Many see additive manufacturing (3D printing) as an innovation that will change how we produce goods in a disruptive way. And it is true – this technology has the potential to do that.
We are now getting only the first inkling of the all of the things that can be produced using additive manufacturing. But from the smallest components to bridges over the canals of Amsterdam, many things are already conceivable and technically feasible.
Additive production methods are being employed in a growing number of industries. While the total market for additive manufacturing was about USD 7 billion in 2016, it is expected to reach about USD 12.5 billion in 2018 and USD 21 billion in 2020.

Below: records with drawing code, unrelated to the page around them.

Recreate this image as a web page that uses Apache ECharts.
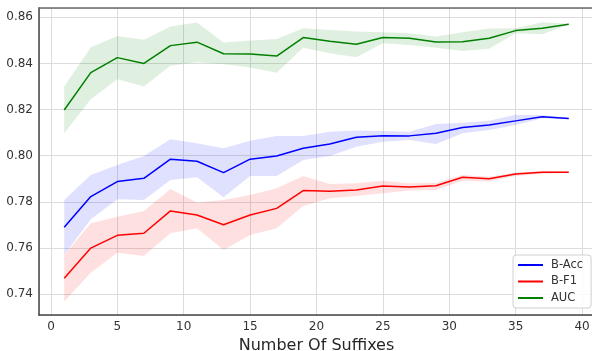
<!DOCTYPE html>
<html><head><meta charset="utf-8">
<script src="https://cdn.jsdelivr.net/npm/echarts@6/dist/echarts.min.js"></script>
<style>html,body{margin:0;padding:0;background:#fff}#c{width:592px;height:351px}</style>
</head><body><div id="c"></div>
<script>
const xs = [1,3,5,7,9,11,13,15,17,19,21,23,25,27,29,31,33,35,37,39];
const xTicks = [0,5,10,15,20,25,30,35,40];
const yTicks = [0.74,0.76,0.78,0.80,0.82,0.84,0.86];

const accMean = [0.769,0.7823,0.7888,0.7902,0.7985,0.7976,0.7927,0.7985,0.7999,0.8032,0.8051,0.808,0.8087,0.8086,0.8097,0.8122,0.8133,0.8151,0.8169,0.8161];
const accLow  = [0.757,0.7725,0.7811,0.7808,0.7895,0.7907,0.782,0.7912,0.7912,0.7982,0.7999,0.8039,0.8061,0.8068,0.8051,0.8097,0.8112,0.8133,0.8162,0.8158];
const accHigh = [0.7808,0.7917,0.796,0.7999,0.8071,0.8054,0.8032,0.8065,0.8086,0.8086,0.8104,0.8109,0.8107,0.8104,0.8138,0.8143,0.8152,0.8177,0.8175,0.8164];

const f1Mean = [0.7469,0.760,0.7655,0.7664,0.7761,0.7743,0.7701,0.7743,0.7772,0.7849,0.7846,0.7852,0.7869,0.7865,0.787,0.7907,0.790,0.7921,0.7928,0.7928];
const f1Low  = [0.7368,0.7493,0.758,0.7566,0.7664,0.7686,0.7592,0.7657,0.7686,0.7782,0.7816,0.7826,0.7837,0.7849,0.7852,0.7892,0.7888,0.7912,0.7922,0.7925];
const f1High = [0.757,0.7708,0.7736,0.7761,0.7856,0.7797,0.7808,0.783,0.7859,0.7912,0.7878,0.7881,0.7892,0.7881,0.7883,0.7917,0.7909,0.7927,0.7934,0.7931];

const aucMean = [0.8198,0.836,0.8425,0.840,0.8477,0.8492,0.8442,0.8441,0.8432,0.8512,0.8496,0.8483,0.8512,0.8509,0.8493,0.8494,0.8509,0.8542,0.8552,0.857];
const aucLow  = [0.8097,0.8245,0.8331,0.830,0.839,0.8405,0.8396,0.8382,0.8359,0.8468,0.8444,0.8427,0.8487,0.848,0.8468,0.8454,0.8463,0.8531,0.8526,0.8568];
const aucHigh = [0.830,0.847,0.8519,0.8502,0.856,0.8577,0.849,0.8499,0.8506,0.8552,0.8545,0.8538,0.8535,0.8531,0.8516,0.8535,0.8551,0.8552,0.8578,0.8572];

const names = ['B-Acc','B-F1','AUC'];
const colors = ['#0000ff','#ff0000','#008000'];
const bandColors = ['rgba(0,0,255,0.12)','rgba(255,0,0,0.12)','rgba(0,128,0,0.12)'];

function band(name, low, high, fill){
  return {
    type:'custom', name: name+' band', z:1, silent:true,
    encode:{x:0,y:[1,2]},
    data: xs.map((x,i)=>[x, low[i], high[i]]),
    renderItem: function(params, api){
      if (params.dataIndex !== 0) return null;
      const pts = [];
      for (let i=0;i<xs.length;i++) pts.push(api.coord([xs[i], high[i]]));
      for (let i=xs.length-1;i>=0;i--) pts.push(api.coord([xs[i], low[i]]));
      return {type:'polygon', shape:{points:pts}, style:{fill:fill, stroke:null}};
    }
  };
}
function line(name, mean, color){
  return {type:'line', name:name, z:3, data: xs.map((x,i)=>[x, mean[i]]),
    symbol:'none', lineStyle:{color:color,width:1.5}, itemStyle:{color:color}};
}
const isTick = (v, arr) => arr.some(t => Math.abs(t - v) < 1e-6);
const font = 'DejaVu Sans';
const chart = echarts.init(document.getElementById('c'), null, {renderer:'canvas'});
chart.setOption({
  animation:false,
  backgroundColor:'#ffffff',
  grid:{left:39, top:8, width:555, height:307, containLabel:false, outerBoundsMode:'none'},
  xAxis:[{
    type:'value', min:-0.9, max:40.9, splitNumber:8,
    name:'Number Of Suffixes', nameLocation:'middle', nameGap:17,
    nameTextStyle:{fontFamily:font, fontSize:16, color:'#262626'},
    axisLine:{show:true, onZero:false, lineStyle:{color:'#444', width:1.5}},
    axisTick:{show:false},
    axisLabel:{fontFamily:font, fontSize:12, color:'#333', margin:6,
      showMinLabel:true, showMaxLabel:true,
      formatter: v => isTick(v, xTicks) ? String(Math.round(v)) : ''},
    splitLine:{show:true, lineStyle:{color:'#dcdcdc', width:1}}
  },{
    type:'value', position:'top', min:-0.9, max:40.9,
    axisLine:{show:true, lineStyle:{color:'#6a6a6a', width:1.5}},
    axisTick:{show:false}, axisLabel:{show:false}, splitLine:{show:false}
  }],
  yAxis:{
    type:'value', min:0.731, max:0.864, splitNumber:6,
    axisLine:{show:true, onZero:false, lineStyle:{color:'#444', width:1.5}},
    axisTick:{show:false},
    axisLabel:{fontFamily:font, fontSize:12, color:'#333', margin:6,
      formatter: v => isTick(v, yTicks) ? v.toFixed(2) : ''},
    splitLine:{show:true, lineStyle:{color:'#dcdcdc', width:1}}
  },
  legend:{
    data: names.map(n=>({name:n, icon:'rect'})),
    orient:'vertical', left:513, top:255,
    itemWidth:25, itemHeight:2, itemGap:2.5,
    padding:[3,8,3,5],
    backgroundColor:'rgba(255,255,255,0.85)', borderColor:'#d0d0d0', borderWidth:1, borderRadius:3,
    textStyle:{fontFamily:font, fontSize:11.5, color:'#333', lineHeight:14, padding:[0,0,0,3]}
  },
  series:[
    band('AUC', aucLow, aucHigh, bandColors[2]),
    band('B-Acc', accLow, accHigh, bandColors[0]),
    band('B-F1', f1Low, f1High, bandColors[1]),
    line('B-Acc', accMean, colors[0]),
    line('B-F1', f1Mean, colors[1]),
    line('AUC', aucMean, colors[2])
  ]
});
</script></body></html>
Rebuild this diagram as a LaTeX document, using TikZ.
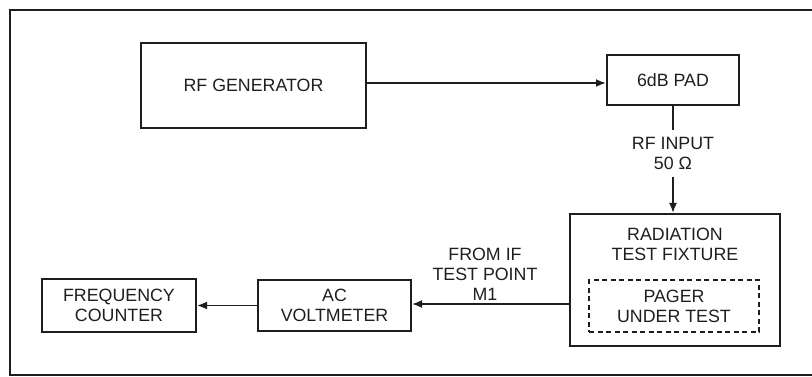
\documentclass[tikz,border=0pt]{standalone}
\usepackage{fontspec}
\setmainfont{Liberation Sans}
\usetikzlibrary{arrows.meta}
\definecolor{ink}{HTML}{1E1E1E}
\begin{document}
\begin{tikzpicture}[x=1pt,y=-1pt,
  box/.style={draw=ink, line width=2pt, inner sep=0pt, align=center,
    font=\fontsize{17.8}{20}\selectfont, text=ink},
  lbl/.style={align=center, inner sep=0pt, font=\fontsize{17.8}{20}\selectfont, text=ink},
  wire/.style={draw=ink, line width=1.8pt},
  arr/.style={draw=ink, line width=1.8pt, -{Latex[length=10pt,width=8pt]}}]
\useasboundingbox (0,0) rectangle (812,377);
\draw[wire, line width=2pt] (812,10) -- (10,10) -- (10,375) -- (812,375);

\node[box, minimum width=225pt, minimum height=85pt] (gen) at (253.5,85.5) {RF GENERATOR};
\node[box, minimum width=132pt, minimum height=50pt] (pad) at (673,80) {6dB PAD};
\node[lbl, minimum height=47pt] (rfin) at (673,153.5) {RF INPUT\\50 Ω};
\node[box, minimum width=210pt, minimum height=132pt] (fix) at (675,280) {};
\node[lbl] (fixlbl) at (675,244.5) {RADIATION\\TEST FIXTURE};
\node[box, dash pattern=on 5pt off 3.5pt, minimum width=170pt, minimum height=52pt] (pager) at (674,306) {PAGER\\UNDER TEST};
\node[box, minimum width=153pt, minimum height=51pt] (ac) at (334.5,305.5) {AC\\VOLTMETER};
\node[box, minimum width=154pt, minimum height=53pt] (freq) at (119,305.5) {FREQUENCY\\COUNTER};
\node[lbl] (fromif) at (485,274) {FROM IF\\TEST POINT\\M1};

\draw[arr] ([yshift=2.5pt]gen.east) -- ([yshift=2.5pt]gen.east -| pad.west);
\draw[wire] (pad.south) -- (rfin.north);
\draw[arr] (rfin.south) -- (rfin.south |- fix.north);
\draw[arr] ([yshift=1.5pt]ac.east -| fix.west) -- ([yshift=1.5pt]ac.east);
\draw[arr] (ac.west) -- (ac.west -| freq.east);
\end{tikzpicture}
\end{document}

Advantages of additive manufacturing
Reduction of storage costs
With additive manufacturing, products no longer need to be produced in advance and instead can be manufactured precisely when they are needed, which reduces the necessity for storage and thus cuts storage costs.
Less material
Additional potential for cost-cutting lies in the manufacturing process itself, which avoids material waste. The key to this is indicated in the name of the process itself: it is “additive.” In traditional methods, tools are used to remove excess material from a material block. This accumulates as waste or must be laboriously recycled. With additive methods, a component is created through the accumulation of material in layers, so that, from the outset, only the amount of material that is actually required must be applied.
Flexible and globally available
First and foremost, however, additive manufacturing will impact the future of logistics. In the future it will be possible to send products as data files and produce them on site. This not only saves costs but also protects the environment, since roads, rails and airways will be less congested.
Metal is the primary material used for printing in these industries:
- Aerospace
- Automotive.
Aerospace
Additive manufacturing is used above all in aerospace. This sector accounts for up to 15 percent of the market for metal printing. Why is the new technology so popular here?
One reason is that reducing weight can save considerable costs in the aerospace industry. A component optimized using additive manufacturing can be 50 to 80% lighter than one produced with traditional methods.
Another reason is the enormous potential for cutting costs associated with maintaining aircraft. Especially where older aircraft models are concerned, maintaining supplies is expensive. Many parts are no longer produced. When replacements are ordered, minimum volumes often have to be accepted when traditional manufacturing methods are used. The ability to print replacement parts yourself saves time and money.
The first printed part – for the compressor in an aircraft of the United States Federal Aviation Administration – was approved for commercial air transport in 2016. Components for the passenger cabin may also be printed: the buckles for safety belts, for instance.
Automotive
Additive manufacturing with metals is also of growing importance for the automotive industry. The fact that the process brings with it enormous potential for cutting weight and costs makes the technology extremely attractive for this sector.
However there are also observers who view additive manufacturing in the automotive industry – at least for the moment – as mostly hype. Speed is decisive in this industry, and additive manufacturing is still simply too slow for that. The question is: How many units are needed – and what is the cost of manufacturing compared to conventional methods? The cost factor is contrasted against speed.
For the time being, the manufacturer of larger parts in particular is still a vision for the future. The future worldwide market for printed technology products is nonetheless pegged at USD 90 billion. Less than one billion of this is currently being produced from 3D printers. Thus, the new technology still holds enormous potential.
Future perspectives
Replacement parts for machines or new tools are made available much faster with additive manufacturing. For instance, a farmer in the Australian outback or an astronaut in a space station could receive the required parts as data files (see above) and print them out on site.
Additive manufacturing therefore holds an even greater potential, namely for countries that possess inadequate production infrastructure and are therefore dependent on imports. Instead of importing products that might not even be suitable for their market, they can provide themselves with their own, custom-tailored products. Additive manufacturing could provide people in developing countries with the possibility of achieving a bit of independence with their own production.